The team’s work, published in the journal npj Acoustics, centers on the violin’s core acoustics—how the body’s curvature, wood density, and string tension influence tonal quality. Unlike sampling-based software, which averages thousands of notes to approximate sound, MIT’s model calculates vibrations in real time. “We’re not replacing the luthier’s intuition,” explained Nicholas Makris, a co-author of the study and professor at MIT. “We’re providing a way to quantify the physics behind the sound, giving artisans a data-driven foundation to refine their craft.”

Why violin acoustics matter in design

Violin acoustics has long fascinated researchers, particularly those studying the legendary instruments of the 17th and 18th centuries. Crafted during the so-called “Golden Age” of violin making, instruments by Antonio Stradivari, the Amati family, and Giuseppe Guarneri are prized for their unmatched tonal depth and projection. Scholars have spent decades analyzing these violins, searching for the secrets behind their superior sound—whether it’s the wood’s density, the varnish’s composition, or the instrument’s unique geometry.

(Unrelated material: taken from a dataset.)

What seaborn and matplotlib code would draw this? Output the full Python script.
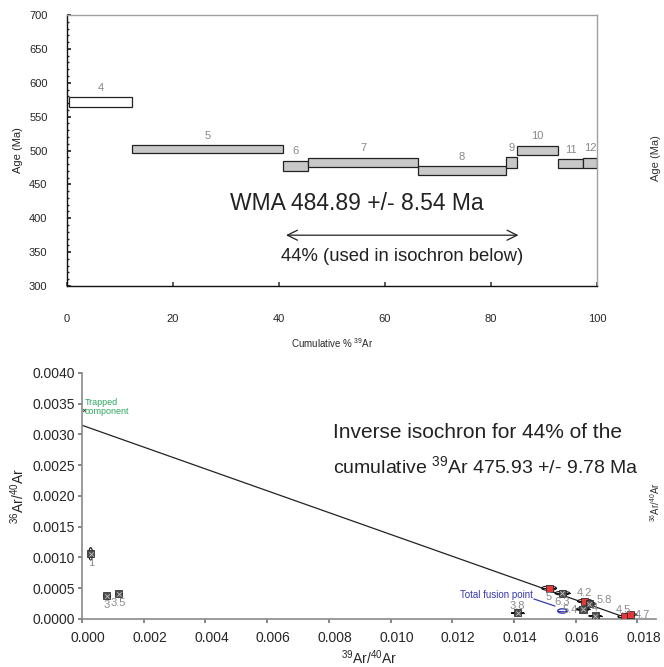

Yet, replicating these qualities remains elusive. A violin’s acoustic complexity stems from countless variables: the f-holes’ shape, the bass bar’s placement, the thickness of the top and back plates, and even the humidity of the wood. MIT’s simulation simplifies this process by isolating these factors and predicting their impact on sound before a single carving tool touches the material.

How the virtual violin could change luthiery

For luthiers, the benefits are immediate. Traditionally, crafting a new violin involves months, if not years, of experimentation. A maker might spend decades refining their technique, relying on subtle adjustments to achieve the desired resonance. MIT’s tool could shorten this timeline by allowing artisans to test digital prototypes, tweaking dimensions or materials without the need for physical prototypes.

The simulation’s accuracy hinges on its ability to model the violin’s vibrational modes—a set of natural frequencies at which the instrument resonates. By adjusting these modes, luthiers can experiment with different designs to achieve specific tonal goals. For example, a maker could simulate how a thicker top plate alters brightness or how a different wood species affects sustain.

While the tool is still in its early stages, the researchers envision a future where it becomes an integral part of violin making. “This isn’t about replacing tradition,” Makris noted. “It’s about giving luthiers another tool to understand the invisible forces shaping their instruments.” Future iterations could incorporate more variables, such as the effects of aging wood or the influence of different varnishes.

The future of instrument design in a digital age

The implications of this technology extend beyond violins. Similar physics-based simulations could revolutionize the design of guitars, cellos, and even pianos, offering musicians and makers alike a new way to experiment with sound. As computational power grows, these tools may become as essential to instrument crafting as 3D modeling is to modern engineering.

For now, MIT’s virtual violin stands as a testament to how science and art can merge to push creative boundaries. Whether it will redefine the art of violin making remains to be seen—but one thing is clear: the days of purely trial-and-error craftsmanship may be numbered.